Yeah, I think this really the only problematic assumption. The rest of
"-c", "--git-dir", etc, are just manipulating the environment, and that
gets passed through to sub-invocations of Git (so if I have a script
which calls git-config, it will pick up the "-c" config).

It would be nice if there was a way to ask "is there a manpage?", and
fallback to running "git-cmd --help". But:

  1. I don't think there is a portable way to query that via man. And
     anyway, depending platform and config, it may be opening a browser
     to show HTML documentation (or I think even texinfo?).

  2. We can just ask whether "man git-sizer" (or whatever help display
     command) returned a non-zero exit code, and fall back to "git-sizer
     --help". But there's an infinite-loop possibility here: running
     "git-sizer --help" does what we want. But if "man git-log" failed,
     we'd run "git-log --help", which in turn runs "git help log", which
     runs "man git-log", and so on.

     You can break that loop with an environment variable for "I already
     tried to show the manpage", which would I guess convert "--help" to
     "-h".

So it's maybe do-able, but not quite as trivial as one might hope.

> But I don't remember the details, and can't reproduce it now with:
> 
>     $ cat ~/bin/git-sigint 
>     #!/usr/bin/env perl
>     $SIG{INT} = sub { warn localtime . " " . $$ };
>     sleep 1 while 1;
>     $ git sigint # or git-sigint
>     [... behaves the same either way ...]
> 
> So maybe it was something else, or I'm misremembering...

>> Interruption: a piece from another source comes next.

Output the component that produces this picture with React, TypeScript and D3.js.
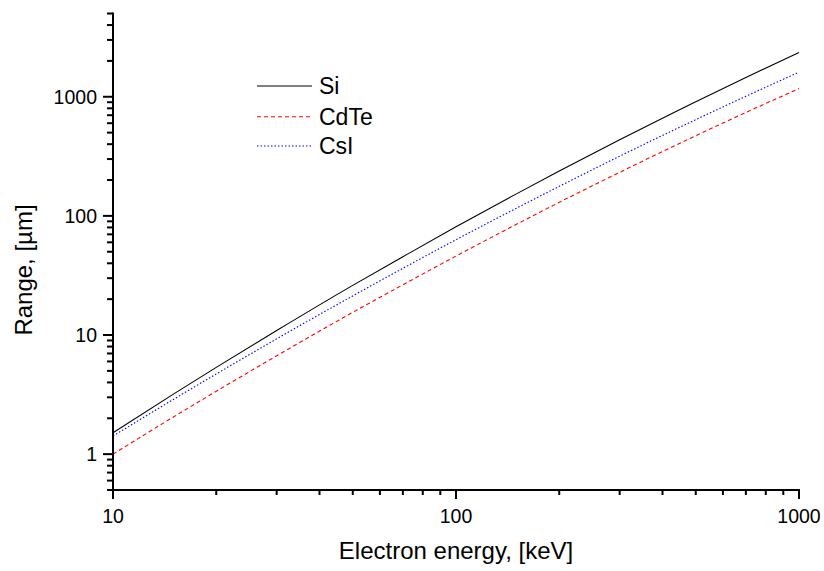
import React from "react";
import * as d3 from "d3";

// Electron energies (keV) at which the ranges are tabulated
const energies = [10, 15, 20, 30, 50, 70, 100, 150, 200, 300, 500, 700, 1000];

// CSDA range in µm for each detector material
const rangeSi = [1.51, 3.19, 5.35, 10.9, 26.1, 45.4, 81, 153, 238, 435, 909, 1452, 2350];
const rangeCdTe = [1.0, 2.05, 3.37, 6.69, 15.5, 26.4, 46, 84.9, 130, 232, 471, 738, 1172];
const rangeCsI = [1.42, 2.88, 4.71, 9.29, 21.3, 36.3, 63.1, 116, 177, 317, 643, 1009, 1607];

const xTickLabels = ["10", "100", "1000"];
const yTickLabels = ["1", "10", "100", "1000"];

const seriesNames = ["Si", "CdTe", "CsI"];

const W = 824;
const H = 571;
const FONT = "'Liberation Sans', Arial, Helvetica, sans-serif";

const x = d3.scaleLog().domain([10, 1000]).range([113, 799]);
const y = d3.scaleLog().domain([0.5, 5000]).range([490, 13.5]);

const styles = [
  { color: "#000000", dash: null as string | null },
  { color: "#ff0000", dash: "4,3" },
  { color: "#0000ff", dash: "1.5,2" },
];

export default function App() {
  const seriesData = [rangeSi, rangeCdTe, rangeCsI];
  const line = d3
    .line<[number, number]>()
    .x((d) => x(d[0]))
    .y((d) => y(d[1]))
    .curve(d3.curveMonotoneX);

  // major and minor ticks
  const xMajor = xTickLabels.map(Number);
  const xMinor: number[] = [];
  [10, 100].forEach((dec) => {
    for (let k = 2; k <= 9; k++) xMinor.push(dec * k);
  });
  const yMajor = yTickLabels.map(Number);
  const yMinor: number[] = [0.5, 0.6, 0.7, 0.8, 0.9];
  [1, 10, 100].forEach((dec) => {
    for (let k = 2; k <= 9; k++) yMinor.push(dec * k);
  });
  [2000, 3000, 4000, 5000].forEach((v) => yMinor.push(v));

  const x0 = x.range()[0];
  const y0 = y.range()[0];

  return (
    <svg
      width={W}
      height={H}
      style={{ position: "absolute", left: 0, top: 0, background: "#fff" }}
      fontFamily={FONT}
    >
      <rect width={W} height={H} fill="#fff" />
      {/* data curves */}
      {seriesData.map((vals, i) => (
        <path
          key={seriesNames[i]}
          d={line(energies.map((e, j) => [e, vals[j]] as [number, number])) || ""}
          fill="none"
          stroke={styles[i].color}
          strokeWidth={1.1}
          strokeDasharray={styles[i].dash || undefined}
        />
      ))}

      {/* x axis */}
      <g stroke="#000" strokeWidth={2}>
        <line x1={x0 - 1} x2={x.range()[1] + 1} y1={y0} y2={y0} />
        {xMajor.map((v) => (
          <line key={"xM" + v} x1={x(v)} x2={x(v)} y1={y0} y2={y0 + 9} />
        ))}
        {xMinor.map((v) => (
          <line key={"xm" + v} x1={x(v)} x2={x(v)} y1={y0} y2={y0 + 5} />
        ))}
      </g>
      {xTickLabels.map((t) => (
        <text key={"xl" + t} x={x(Number(t))} y={523} fontSize={19.5} textAnchor="middle" fill="#000">
          {t}
        </text>
      ))}

      {/* y axis */}
      <g stroke="#000" strokeWidth={2}>
        <line x1={x0} x2={x0} y1={y.range()[1] - 1} y2={y0 + 1} />
        {yMajor.map((v) => (
          <line key={"yM" + v} x1={x0 - 10} x2={x0} y1={y(v)} y2={y(v)} />
        ))}
        {yMinor.map((v) => (
          <line key={"ym" + v} x1={x0 - 6} x2={x0} y1={y(v)} y2={y(v)} />
        ))}
      </g>
      {yTickLabels.map((t) => (
        <text key={"yl" + t} x={97} y={y(Number(t)) + 7} fontSize={19.5} textAnchor="end" fill="#000">
          {t}
        </text>
      ))}

      {/* axis titles */}
      <text x={456} y={559} fontSize={24} textAnchor="middle" fill="#000">
        Electron energy, [keV]
      </text>
      <text
        transform={`translate(32,270) rotate(-90)`}
        fontSize={24}
        textAnchor="middle"
        fill="#000"
      >
        Range, [µm]
      </text>

      {/* legend */}
      {seriesNames.map((name, i) => {
        const ly = [86, 116.7, 146][i];
        return (
          <g key={"lg" + name}>
            <line
              x1={257}
              x2={312}
              y1={ly}
              y2={ly}
              stroke={styles[i].color}
              strokeWidth={1.1}
              strokeDasharray={styles[i].dash || undefined}
            />
            <text x={319} y={ly + 8} fontSize={23} fill="#000">
              {name}
            </text>
          </g>
        );
      })}
    </svg>
  );
}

I think that generally works because hitting ^C is going to send SIGINT
to the whole process group. A more interesting case is:

  git sigint &
  kill -INT $!

There $! is a parent "git" process that is just waiting on git-sigint to
die. But that works, too, because the parent relays common signals due
to 10c6cddd92 (dashed externals: kill children on exit, 2012-01-08). So
you might have been remembering issues prior to that commit (or uncommon
signals; these come from sigchain_push_common).